Morphological analysis is the process of breaking down text into its smallest meaningful units (morphemes) and identifying their grammatical properties. For languages like Japanese, Chinese, and Korean -- where words are not separated by spaces -- morphological analysis is an essential first step for natural language processing tasks such as search indexing, text classification, and machine translation.
How Lindera works
Lindera is a dictionary-based morphological analyzer.
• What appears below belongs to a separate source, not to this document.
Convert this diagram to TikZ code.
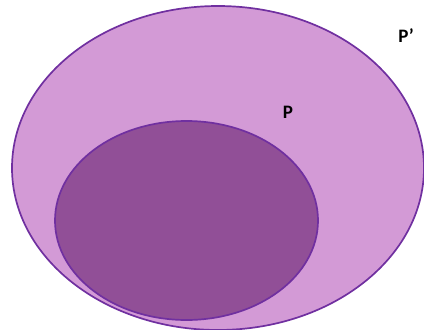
\documentclass[tikz,border=0pt]{standalone}
\usepackage{fontspec}
\setmainfont{Carlito}
\usepackage{tikz}

\definecolor{setlight}{RGB}{211,154,214}
\definecolor{setdark}{RGB}{145,79,151}
\definecolor{setedge}{RGB}{112,48,160}

\begin{document}
\begin{tikzpicture}[
    x=1pt, y=-1pt,
    line width=1.7pt,
    every node/.style={font=\fontsize{19}{21}\selectfont\bfseries},
    setshape/.style={draw=setedge},
    setlabel/.style={inner sep=0pt, anchor=center}
]
\useasboundingbox (0,0) rectangle (424,330);

% universal set and subset
\draw[setshape, fill=setlight] (218,168) ellipse [x radius=206, y radius=162];
\draw[setshape, fill=setdark] (186.5,220.5) ellipse [x radius=131.5, y radius=99.5];

\node[setlabel] (outerlabel) at (406,36) {P’};
\node[setlabel] (innerlabel) at (288,112) {P};

\end{tikzpicture}
\end{document}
It uses a pre-compiled system dictionary containing known words along with their costs, and applies the Viterbi algorithm to find the optimal segmentation of input text.
The analysis process works as follows:
- Lattice construction: Lindera scans the input text and looks up all possible words in the dictionary at every position, building a directed acyclic graph (lattice) of candidate segmentations.
- Cost assignment: Each candidate word has an associated word cost (from the dictionary), and each pair of adjacent words has a connection cost (from the connection cost matrix).
- Optimal path search: The Viterbi algorithm finds the path through the lattice with the minimum total cost, producing the best segmentation.
Key terminology
| Term | Description |
|---|---|
| Surface form | The actual text as it appears in the input (e.g., "食べ"). |
| Part-of-speech (POS) | The grammatical category of a word (e.g., noun, verb, particle). Lindera dictionaries provide hierarchical POS tags with up to four levels of subcategories. |
| Reading | The pronunciation of a word, typically in Katakana for Japanese dictionaries. |
| Base form | The uninflected (dictionary) form of a word (e.g., "食べる" for the surface "食べ"). |
| Conjugation | Inflection information for words that conjugate, consisting of a conjugation type and a conjugation form. |
Cost-based segmentation
The Viterbi algorithm selects the segmentation path with the minimum total cost. The total cost of a path is the sum of:
- Word costs: Each word in the dictionary has an associated cost. Lower cost means the word is more likely to appear. Common words tend to have lower costs, while rare words have higher costs.
- Connection costs: The cost of connecting two adjacent words, determined by the right context ID of the left word and the left context ID of the right word.
The algorithm computes:
Total cost = sum of word costs + sum of connection costs
By minimizing this total cost, Lindera finds the most natural segmentation of the input text.
Connection cost matrix
The connection cost matrix stores the cost of transitioning from one word to another. It is a two-dimensional matrix indexed by:
- The right context ID of the preceding word
- The left context ID of the following word
These context IDs encode grammatical information about word boundaries. For example, the connection cost between a noun and a particle is typically low (natural sequence), while the connection cost between two verbs in base form might be high (unnatural sequence).
The connection cost matrix is compiled into binary format as part of the dictionary build process and is loaded at runtime for efficient lookup.